§ WHAT THE TASK ASKS: Extract the first line of the entries below and every line after it up to the one containing "s.set_linewidth(1.5)", both kept. Pictures are excluded.
##########
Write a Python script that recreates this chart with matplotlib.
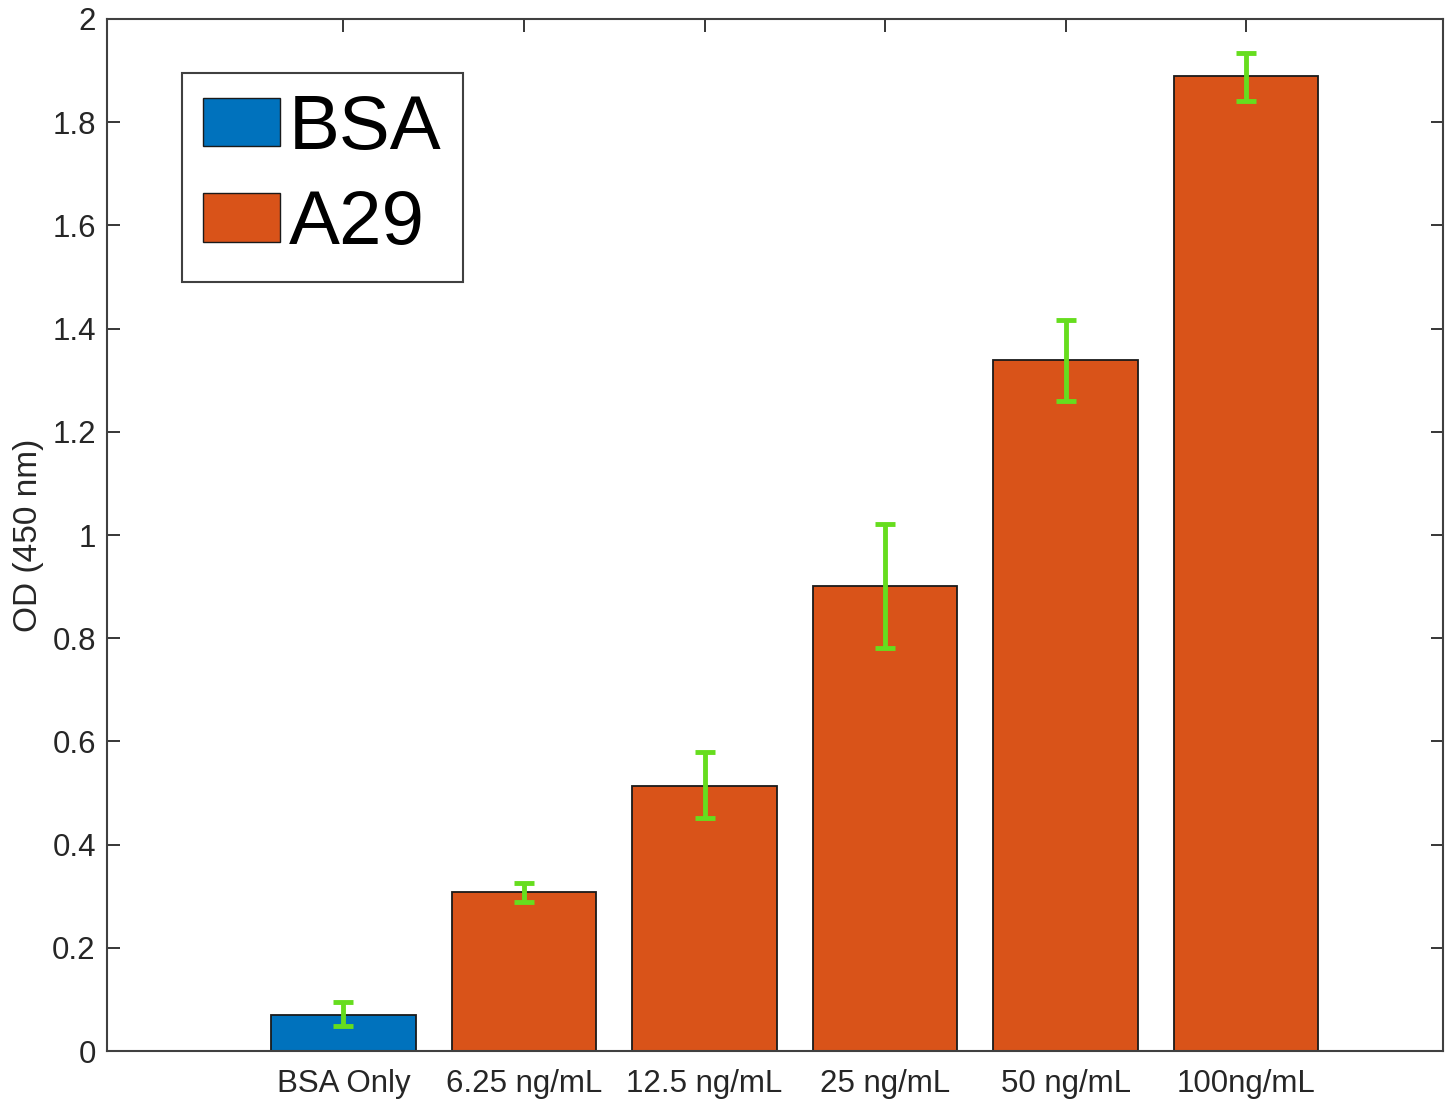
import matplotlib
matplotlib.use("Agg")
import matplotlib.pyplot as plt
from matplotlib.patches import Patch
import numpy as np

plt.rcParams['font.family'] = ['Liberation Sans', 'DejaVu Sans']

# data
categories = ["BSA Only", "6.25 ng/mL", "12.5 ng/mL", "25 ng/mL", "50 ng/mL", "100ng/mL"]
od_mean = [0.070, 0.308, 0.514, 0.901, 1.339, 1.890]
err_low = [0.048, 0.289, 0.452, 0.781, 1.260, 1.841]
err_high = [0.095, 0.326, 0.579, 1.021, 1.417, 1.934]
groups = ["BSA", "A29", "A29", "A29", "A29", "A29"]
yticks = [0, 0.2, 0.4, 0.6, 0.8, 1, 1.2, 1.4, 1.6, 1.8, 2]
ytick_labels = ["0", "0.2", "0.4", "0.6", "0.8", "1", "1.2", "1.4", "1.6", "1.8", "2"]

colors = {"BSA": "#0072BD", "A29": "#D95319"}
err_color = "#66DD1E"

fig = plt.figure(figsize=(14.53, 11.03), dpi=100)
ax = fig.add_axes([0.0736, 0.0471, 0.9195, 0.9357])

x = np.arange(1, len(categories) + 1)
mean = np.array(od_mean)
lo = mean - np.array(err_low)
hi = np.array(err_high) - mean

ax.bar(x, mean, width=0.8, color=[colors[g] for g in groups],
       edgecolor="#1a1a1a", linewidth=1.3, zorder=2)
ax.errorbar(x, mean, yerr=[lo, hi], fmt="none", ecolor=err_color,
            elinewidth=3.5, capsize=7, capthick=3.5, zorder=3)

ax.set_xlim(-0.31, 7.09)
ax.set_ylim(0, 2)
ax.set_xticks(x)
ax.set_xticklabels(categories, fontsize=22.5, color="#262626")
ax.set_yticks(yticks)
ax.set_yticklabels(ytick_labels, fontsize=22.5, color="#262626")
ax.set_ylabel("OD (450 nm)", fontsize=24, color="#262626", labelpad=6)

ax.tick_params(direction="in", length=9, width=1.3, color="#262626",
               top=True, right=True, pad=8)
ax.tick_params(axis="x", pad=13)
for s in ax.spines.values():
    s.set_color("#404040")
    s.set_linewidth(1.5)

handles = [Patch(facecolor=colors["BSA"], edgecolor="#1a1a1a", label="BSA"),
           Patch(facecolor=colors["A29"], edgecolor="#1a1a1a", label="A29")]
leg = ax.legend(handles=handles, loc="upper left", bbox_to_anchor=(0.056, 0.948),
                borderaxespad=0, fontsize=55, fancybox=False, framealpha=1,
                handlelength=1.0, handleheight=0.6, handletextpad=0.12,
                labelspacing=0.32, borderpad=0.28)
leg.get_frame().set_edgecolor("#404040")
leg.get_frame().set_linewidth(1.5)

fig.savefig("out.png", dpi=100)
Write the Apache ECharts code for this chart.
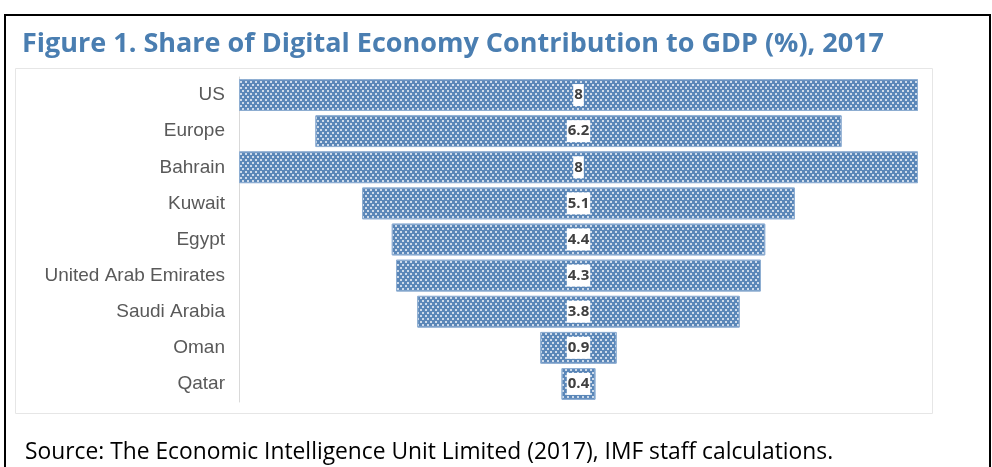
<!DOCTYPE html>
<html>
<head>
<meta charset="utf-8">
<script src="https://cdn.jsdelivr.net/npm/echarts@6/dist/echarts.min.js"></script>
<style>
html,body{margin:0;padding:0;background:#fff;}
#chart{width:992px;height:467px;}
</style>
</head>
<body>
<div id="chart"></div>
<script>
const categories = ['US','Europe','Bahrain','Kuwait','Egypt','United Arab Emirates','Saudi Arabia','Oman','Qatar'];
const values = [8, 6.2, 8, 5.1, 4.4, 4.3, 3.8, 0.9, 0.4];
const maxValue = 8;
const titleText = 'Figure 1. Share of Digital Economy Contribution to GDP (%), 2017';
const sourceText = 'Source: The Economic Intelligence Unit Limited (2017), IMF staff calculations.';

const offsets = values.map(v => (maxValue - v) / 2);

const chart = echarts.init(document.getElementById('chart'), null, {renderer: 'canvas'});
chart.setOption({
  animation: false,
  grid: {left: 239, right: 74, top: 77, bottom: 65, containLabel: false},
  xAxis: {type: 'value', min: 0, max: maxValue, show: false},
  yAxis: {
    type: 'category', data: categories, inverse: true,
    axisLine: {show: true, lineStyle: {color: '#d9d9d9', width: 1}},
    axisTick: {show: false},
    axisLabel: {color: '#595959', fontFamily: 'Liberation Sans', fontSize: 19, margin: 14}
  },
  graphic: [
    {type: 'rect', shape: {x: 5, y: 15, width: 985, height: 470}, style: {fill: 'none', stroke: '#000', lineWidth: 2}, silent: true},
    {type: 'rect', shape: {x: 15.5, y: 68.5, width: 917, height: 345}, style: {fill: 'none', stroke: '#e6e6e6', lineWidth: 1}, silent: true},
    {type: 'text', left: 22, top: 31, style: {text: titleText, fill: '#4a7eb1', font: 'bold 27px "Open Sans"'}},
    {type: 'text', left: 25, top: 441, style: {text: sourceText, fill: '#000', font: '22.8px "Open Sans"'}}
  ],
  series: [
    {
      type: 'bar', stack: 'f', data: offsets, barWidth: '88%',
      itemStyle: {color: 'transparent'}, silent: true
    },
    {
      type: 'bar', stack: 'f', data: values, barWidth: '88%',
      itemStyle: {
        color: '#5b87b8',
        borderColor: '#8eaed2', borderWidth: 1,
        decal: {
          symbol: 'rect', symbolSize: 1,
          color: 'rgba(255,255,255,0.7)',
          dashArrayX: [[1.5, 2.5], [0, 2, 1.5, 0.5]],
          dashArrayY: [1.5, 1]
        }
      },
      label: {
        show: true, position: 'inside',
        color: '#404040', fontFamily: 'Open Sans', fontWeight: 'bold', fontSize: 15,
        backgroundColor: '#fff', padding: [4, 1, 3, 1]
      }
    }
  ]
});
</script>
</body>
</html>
##########
§ SOLUTION FOR THIS EXERCISE:
Write a Python script that recreates this chart with matplotlib.
import matplotlib
matplotlib.use("Agg")
import matplotlib.pyplot as plt
from matplotlib.patches import Patch
import numpy as np

plt.rcParams['font.family'] = ['Liberation Sans', 'DejaVu Sans']

# data
categories = ["BSA Only", "6.25 ng/mL", "12.5 ng/mL", "25 ng/mL", "50 ng/mL", "100ng/mL"]
od_mean = [0.070, 0.308, 0.514, 0.901, 1.339, 1.890]
err_low = [0.048, 0.289, 0.452, 0.781, 1.260, 1.841]
err_high = [0.095, 0.326, 0.579, 1.021, 1.417, 1.934]
groups = ["BSA", "A29", "A29", "A29", "A29", "A29"]
yticks = [0, 0.2, 0.4, 0.6, 0.8, 1, 1.2, 1.4, 1.6, 1.8, 2]
ytick_labels = ["0", "0.2", "0.4", "0.6", "0.8", "1", "1.2", "1.4", "1.6", "1.8", "2"]

colors = {"BSA": "#0072BD", "A29": "#D95319"}
err_color = "#66DD1E"

fig = plt.figure(figsize=(14.53, 11.03), dpi=100)
ax = fig.add_axes([0.0736, 0.0471, 0.9195, 0.9357])

x = np.arange(1, len(categories) + 1)
mean = np.array(od_mean)
lo = mean - np.array(err_low)
hi = np.array(err_high) - mean

ax.bar(x, mean, width=0.8, color=[colors[g] for g in groups],
       edgecolor="#1a1a1a", linewidth=1.3, zorder=2)
ax.errorbar(x, mean, yerr=[lo, hi], fmt="none", ecolor=err_color,
            elinewidth=3.5, capsize=7, capthick=3.5, zorder=3)

ax.set_xlim(-0.31, 7.09)
ax.set_ylim(0, 2)
ax.set_xticks(x)
ax.set_xticklabels(categories, fontsize=22.5, color="#262626")
ax.set_yticks(yticks)
ax.set_yticklabels(ytick_labels, fontsize=22.5, color="#262626")
ax.set_ylabel("OD (450 nm)", fontsize=24, color="#262626", labelpad=6)

ax.tick_params(direction="in", length=9, width=1.3, color="#262626",
               top=True, right=True, pad=8)
ax.tick_params(axis="x", pad=13)
for s in ax.spines.values():
    s.set_color("#404040")
    s.set_linewidth(1.5)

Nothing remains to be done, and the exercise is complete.